The inquest into the murders of the Cradock Four has been hearing how the state's vast security apparatus did its dirty work. By Riaan Marais and Estelle Ellis

- Riaan Marais and Estelle Ellis

Although he had no personal knowledge about the plot to have the Cradock Four killed in 1985, Deputy Minister of Defence Bantu Holomisa was drawn into the case seven years later when he was asked to arrange a clandestine meeting between a South African military official and former president Nelson Mandela.

Colonel Lourens du Plessis had told Holomisa that he had sensitive information he needed to share with Mandela.
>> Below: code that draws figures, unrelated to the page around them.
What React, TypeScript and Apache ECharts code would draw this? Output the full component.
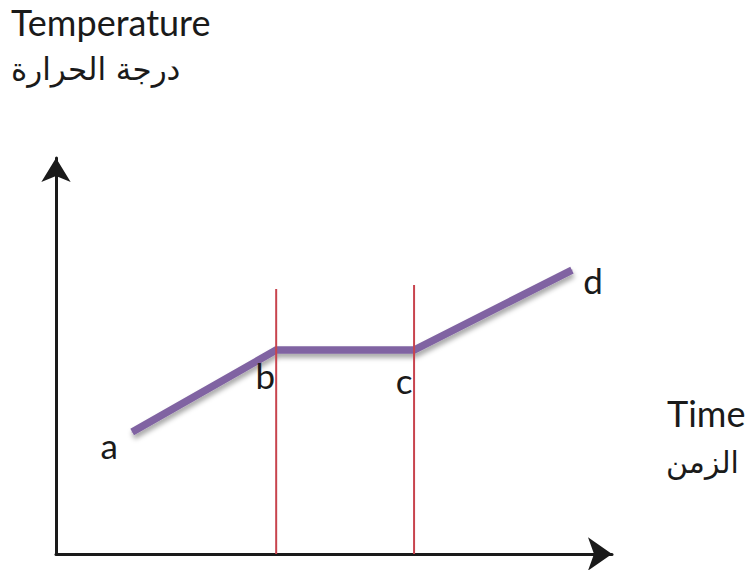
import React, { useEffect, useRef } from "react";
import * as echarts from "echarts";

// Heating curve: temperature against time, with a plateau between b and c
const pointNames = ["a", "b", "c", "d"];
const timeValues = [13.7, 39.6, 64.4, 92.8];
const tempValues = [30.8, 51.5, 51.5, 71.7];

// Vertical markers at the start and end of the plateau
const markerTimes = [39.6, 64.4];
const markerTops = [66.9, 67.9];

const yTitleEn = "Temperature";
const yTitleAr = "درجة الحرارة";
const xTitleEn = "Time";
const xTitleAr = "الزمن";

const labelOffsets: [number, number][] = [
  [-23, 13],
  [-11, 25],
  [-10, 30],
  [21, 10],
];

const LATIN = "Lato, 'Open Sans', sans-serif";
const ARABIC = "'DejaVu Sans', sans-serif";
const INK = "#1a1a1a";

export default function App() {
  const ref = useRef<HTMLDivElement>(null);

  useEffect(() => {
    if (!ref.current) return;
    const chart = echarts.init(ref.current, null, { renderer: "svg" });

    const curve = pointNames.map((name, i) => ({
      value: [timeValues[i], tempValues[i]],
      label: {
        show: true,
        formatter: name,
        position: "inside",
        offset: labelOffsets[i],
        fontFamily: LATIN,
        fontSize: 35,
        color: INK,
      },
    }));

    const markers = markerTimes.map((t, i) => ({
      type: "line",
      data: [
        [t, 0],
        [t, markerTops[i]],
      ],
      symbol: "none",
      z: 5,
      lineStyle: { color: "#C8444E", width: 2 },
    }));

    chart.setOption({
      animation: false,
      backgroundColor: "#ffffff",
      grid: { left: 56, right: 133, top: 158, bottom: 16 },
      xAxis: {
        type: "value",
        min: 0,
        max: 100,
        axisLine: {
          show: true,
          symbol: ["none", "arrow"],
          symbolSize: [25, 24],
          lineStyle: { color: INK, width: 3 },
        },
        axisTick: { show: false },
        axisLabel: { show: false },
        splitLine: { show: false },
      },
      yAxis: {
        type: "value",
        min: 0,
        max: 100,
        axisLine: {
          show: true,
          symbol: ["none", "arrow"],
          symbolSize: [22, 24],
          lineStyle: { color: INK, width: 3 },
        },
        axisTick: { show: false },
        axisLabel: { show: false },
        splitLine: { show: false },
      },
      graphic: [
        {
          type: "text",
          left: 11,
          top: 4,
          style: { text: yTitleEn, font: `36px ${LATIN}`, fill: INK },
        },
        {
          type: "text",
          left: 11,
          top: 53,
          style: { text: yTitleAr, font: `31px ${ARABIC}`, fill: INK },
        },
        {
          type: "text",
          left: 667,
          top: 395,
          style: { text: xTitleEn, font: `36px ${LATIN}`, fill: INK },
        },
        {
          type: "text",
          left: 666,
          top: 447,
          style: { text: xTitleAr, font: `30px ${ARABIC}`, fill: INK },
        },
      ],
      series: [
        {
          type: "line",
          data: curve,
          symbol: "circle",
          symbolSize: 1,
          z: 3,
          itemStyle: { color: "#8064A2" },
          lineStyle: {
            color: "#8064A2",
            width: 7.5,
            cap: "butt",
            join: "miter",
            shadowColor: "rgba(0,0,0,0.35)",
            shadowBlur: 5,
            shadowOffsetX: 1,
            shadowOffsetY: 4,
          },
        },
        ...markers,
      ],
    });

    return () => chart.dispose();
  }, []);

  return (
    <div
      ref={ref}
      style={{ position: "fixed", left: 0, top: 0, width: 745, height: 570 }}
    />
  );
}
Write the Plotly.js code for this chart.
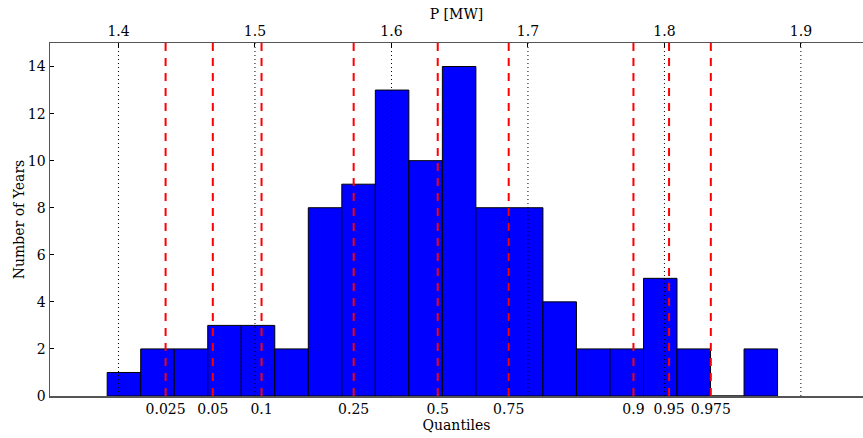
<!DOCTYPE html>
<html>
<head>
<meta charset="utf-8">
<script src="https://cdn.plot.ly/plotly-3.0.1.min.js"></script>
<style>html,body{margin:0;padding:0;background:#fff;}#chart{width:863px;height:438px;}</style>
</head>
<body>
<div id="chart"></div>
<script>
// Histogram of annual mean power (MW), 100 years
const binStart = 1.3917;
const binWidth = 0.02456;
const counts = [1, 2, 2, 3, 3, 2, 8, 9, 13, 10, 14, 8, 8, 4, 2, 2, 5, 2, 0, 2];

// Quantiles (bottom axis)
const quantileLabels = ["0.025", "0.05", "0.1", "0.25", "0.5", "0.75", "0.9", "0.95", "0.975"];
const quantileValues = [1.4345, 1.4691, 1.5048, 1.5723, 1.6339, 1.6859, 1.7773, 1.8034, 1.8340];

// Top axis ticks (P [MW])
const powerTicks = [1.4, 1.5, 1.6, 1.7, 1.8, 1.9];

const xRange = [1.3498, 1.9455];
const yRange = [0, 15];

const font = {family: "DejaVu Serif, serif", size: 14, color: "#000"};

const binLefts = counts.map((_, i) => binStart + i * binWidth);

const traces = [];
traces.push({
  type: "bar",
  x: binLefts,
  y: counts,
  width: counts.map(() => binWidth),
  offset: 0,
  marker: {color: "#0000ff", line: {color: "#000", width: 1}},
  xaxis: "x", yaxis: "y",
  hoverinfo: "skip"
});
quantileValues.forEach(q => {
  traces.push({
    type: "scatter", mode: "lines",
    x: [q, q], y: yRange,
    line: {color: "#ff0000", width: 2, dash: "8px,7px"},
    xaxis: "x", yaxis: "y", hoverinfo: "skip"
  });
});
powerTicks.forEach(p => {
  traces.push({
    type: "scatter", mode: "lines",
    x: [p, p], y: yRange,
    line: {color: "#000", width: 1, dash: "1px,3px"},
    xaxis: "x2", yaxis: "y", hoverinfo: "skip"
  });
});

const axisLine = {showline: true, linecolor: "#555", linewidth: 1.5};

const layout = {
  width: 863, height: 438,
  margin: {l: 50, r: 0, t: 43, b: 42, pad: 0},
  paper_bgcolor: "#fff", plot_bgcolor: "#fff",
  showlegend: false, hovermode: false,
  font: font,
  bargap: 0,
  xaxis: Object.assign({}, axisLine, {
    range: xRange, side: "bottom",
    tickmode: "array", tickvals: quantileValues, ticktext: quantileLabels,
    ticks: "", showgrid: false, zeroline: false,
    tickfont: font,
    title: {text: "Quantiles", font: font, standoff: 2}
  }),
  xaxis2: Object.assign({}, axisLine, {
    range: xRange, side: "top", overlaying: "x", anchor: "y",
    tickmode: "array", tickvals: powerTicks, ticktext: powerTicks.map(v => v.toFixed(1)),
    ticks: "inside", ticklen: 4, tickcolor: "#000",
    showgrid: false, zeroline: false,
    tickfont: font,
    title: {text: "P [MW]", font: font, standoff: 0}
  }),
  yaxis: Object.assign({}, axisLine, {
    range: yRange, tickmode: "array", tickvals: [0, 2, 4, 6, 8, 10, 12, 14],
    ticks: "inside", ticklen: 4, tickcolor: "#000",
    showgrid: false, zeroline: false,
    tickfont: font,
    title: {text: "Number of Years", font: font, standoff: 0}
  })
};

Plotly.newPlot("chart", traces, layout, {displayModeBar: false, staticPlot: true});
</script>
</body>
</html>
This included a half-page document in Afrikaans — a copy of the “security signal” containing the orders that resulted in the arrests and deaths of anti-apartheid activists Fort Calata, Sicelo Mhlauli, Sparrow Mkonto and Matthew Goniwe.

During his testimony in the High Court in Gqeberha on Tuesday, 14 October, at what is the third inquest into the death of the Cradock Four, Holomisa shed light on the apartheid government’s underhanded tactics to “manufacture conflict” in attempts to further its own agenda.

The first inquest, in 1987, concluded that the men had been killed by “unknown persons”. The second inquest, in 1993, was presided over by the then judge president of the Eastern Cape, Neville Zietsman.

Although this inquest could not identify the killers, it found that the security signal was a recommendation to murder, the security forces were responsible for the deaths, and a case of suspicion had been made against two police officers and three military officers. Despite several high-ranking police and military officials being implicated, no one was prosecuted.